By comparing the two narratives, I do not mean to say that Runciman was especially inspired by Saba. But I do think that insights from historiographical narratology – which is mostly practiced on pre-modern chronicles – also entail lessons for the study of modern scholarly works. There are at least four striking similarities between the two treatments of the theme: (1) framing, (2) narrative pauses, (3) prolepsis, (4) historical judgement.

(1) Both chroniclers frame their story with 1250 and 1285. Runciman includes an ouverture about Sicily and an epilogue about the wider significance of Charles’ rule, but the main narrative is unleashed by death of Frederick 2 of Hohenstaufen and the void, confusion, elation and desperation it left in all of Italy. How epochal it was, could only really be seen after Charles’ defeat of Frederick’s grandson, Conradin, in 1268, but both chroniclers obviously shared that important hindsight (in contrast to some chronicles written in the 1250s). It is still an Italian point of view though, and one could imagine chronicles from a French vantage-point which would begin with Charles’ entry into Rome, or an Iberian, beginning with the conquest of Sicily in 1282.

(2) The complex political narrative of both Saba and Runciman is interspersed with narrative pauses. These occur at important junctures and include portraits – for instance of Manfred after his death at the battle of Benevento in 1266 – and reflections on the wider meaning of events, on good and bad rulers, on the lasting guelf-ghibelline conflict etc. As different as these reflections are, the pauses give weight, air and variation to both narratives.
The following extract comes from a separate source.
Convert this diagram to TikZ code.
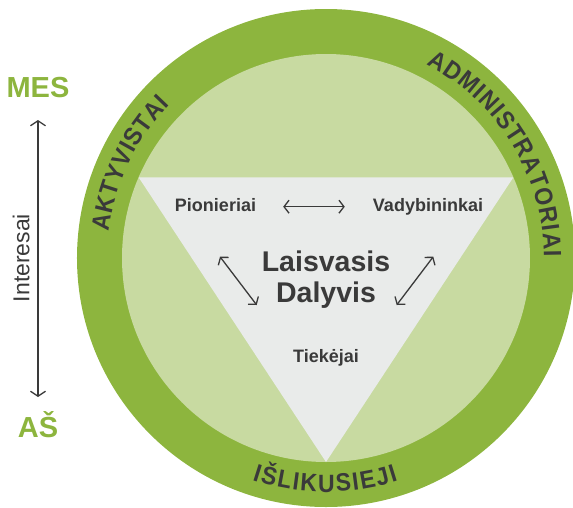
\documentclass[tikz,border=0pt]{standalone}
\usepackage{fontspec}
\setmainfont{Liberation Sans}
\newfontfamily\ringfam{Liberation Sans}[FakeStretch=0.92]
\usepackage{tikz}
\usetikzlibrary{arrows.meta}
\usetikzlibrary{decorations.text}

\definecolor{ringgreen}{RGB}{141,181,62}
\definecolor{innergreen}{RGB}{200,218,161}
\definecolor{trigray}{RGB}{233,235,234}
\definecolor{ink}{RGB}{58,58,58}

\newcommand{\ringfont}{\ringfam\fontsize{25}{25}\selectfont\bfseries}
\newcommand{\ringLabel}[4]{
   	\path[decorate, decoration={text along path, text align=fit to path, text color=ink, text={|\ringfont|#4}}] (#2:#1) arc[start angle=#2, end angle=#3, radius=#1];
}

\begin{document}
\begin{tikzpicture}[x=1pt, y=1pt,
	arr/.style={{Straight Barb[length=5pt,width=13pt]}-{Straight Barb[length=5pt,width=13pt]}, line width=1.3pt, ink},
	lbl/.style={inner sep=0pt, anchor=base, text=ink}]
%%%%%%%%%%%%%%%%%%

	\useasboundingbox (-326,-249) rectangle (247,258);

%Circles and triangle
	\fill[ringgreen] (0,0) circle (249);
	\fill[innergreen] (0,0) circle (204);
	\fill[trigray] (156.7:204) -- (23.3:204) -- (270:204) -- cycle;

% Ring texts
\ringLabel{219}{173}{135.5}{AKTYVISTAI}
\ringLabel{218}{62.6}{0.3}{ADMINISTRATORIAI}
\ringLabel{234}{251.6}{288}{IŠLIKUSIEJI}

% Inner texts
	\node[lbl, font=\fontsize{18}{18}\selectfont\bfseries] (pion) at (-110.5,46.3) {Pionieriai};
	\node[lbl, font=\fontsize{18}{18}\selectfont\bfseries] (vady) at (102,46.3) {Vadybininkai};
	\node[lbl, font=\fontsize{28.5}{28.5}\selectfont\bfseries] (laisv) at (0,-13) {Laisvasis};
	\node[lbl, font=\fontsize{28.5}{28.5}\selectfont\bfseries] (dalyv) at ([yshift=-31.7pt]laisv.base) {Dalyvis};
	\node[lbl, font=\fontsize{18}{18}\selectfont\bfseries] (tiek) at (0,-104.3) {Tiekėjai};

	\coordinate (l1) at (-106,1.3);
	\coordinate (l2) at (-69.3,-47);
	\coordinate (r1) at (107.3,1.3);
	\coordinate (r2) at (70.7,-47);
	\draw[arr] ([xshift=27pt,yshift=5pt]pion.base east) -- ([xshift=-28pt,yshift=5pt]vady.base west);
	\draw[arr] (l1) -- (l2);
	\draw[arr] (r1) -- (r2);

% Interest axis
	\node[lbl, text=ringgreen, font=\fontsize{29}{29}\selectfont\bfseries] (mes) at (-288,161) {MES};
	\node[lbl, text=ringgreen, font=\fontsize{29}{29}\selectfont\bfseries] (as) at (-288,-179) {AŠ};
	\node[lbl, rotate=90, font=\fontsize{23}{23}\selectfont] (interesai) at (-296.7,0) {Interesai};
	\draw[arr, {Straight Barb[length=5pt,width=15pt]}-{Straight Barb[length=5pt,width=15pt]}] ([yshift=-23pt]mes.base) -- ([yshift=40pt]as.base);

\end{tikzpicture}
\end{document}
(3) Perhaps the most striking similarity is narrative anticipation, or prolepsis in narratological terms. The malpractice of Charles’ judiciary and his tax-collectors, especially in Sicily, are mentioned with increasing frequency by both historians. First small drips – that he should not have allowed this – then longer and more dense explanations of misrule thickening towards the outbreak of the rebellion. The reader is kept in suspense, but is also gradually given the tools to understand how such a spectacular massacre and change of rule could suddenly happen, even when Charles had both military might and papal authority behind him. The anticipation is executed with great art by both Saba and Runciman, but given the real shock of the rebellion for contemporaries, the story could also have been told without prolepsis, and rather with a full explanation after the account of the Vespers.

(4) Throughout Saba is convinced of Charles’ divine role in establishing the rule engineered by the papacy. But his chronicle is neither a celebration of the house of Anjou, nor a guelf partisan piece. He criticises a number of popes, and wishes for harmony between guelfs and ghibellines, not the extinction of the latter. His moral judgement of Charles, therefore, is in fact rather close to that of Runciman who famously pronounced him a failure. Whatever the nuances might be, in both cases the chronicler assumes the right to pass lenghty moral judgement on the main protagonist of the story, thus enhancing the power of his own writing.

Historiographical narratology – applied to medieval and/or modern accounts – is not only an approach to compare and discover structures, rhetoric, bias, literary qualities etc in individual works of history, but can actually serve to triangulate between two or more narratives and the historical substance itself. This certainly does not mean that the past only exists as narrative, but it does rest on the conviction that any deeper understanding of a historical substance will always be narrativized to some extent.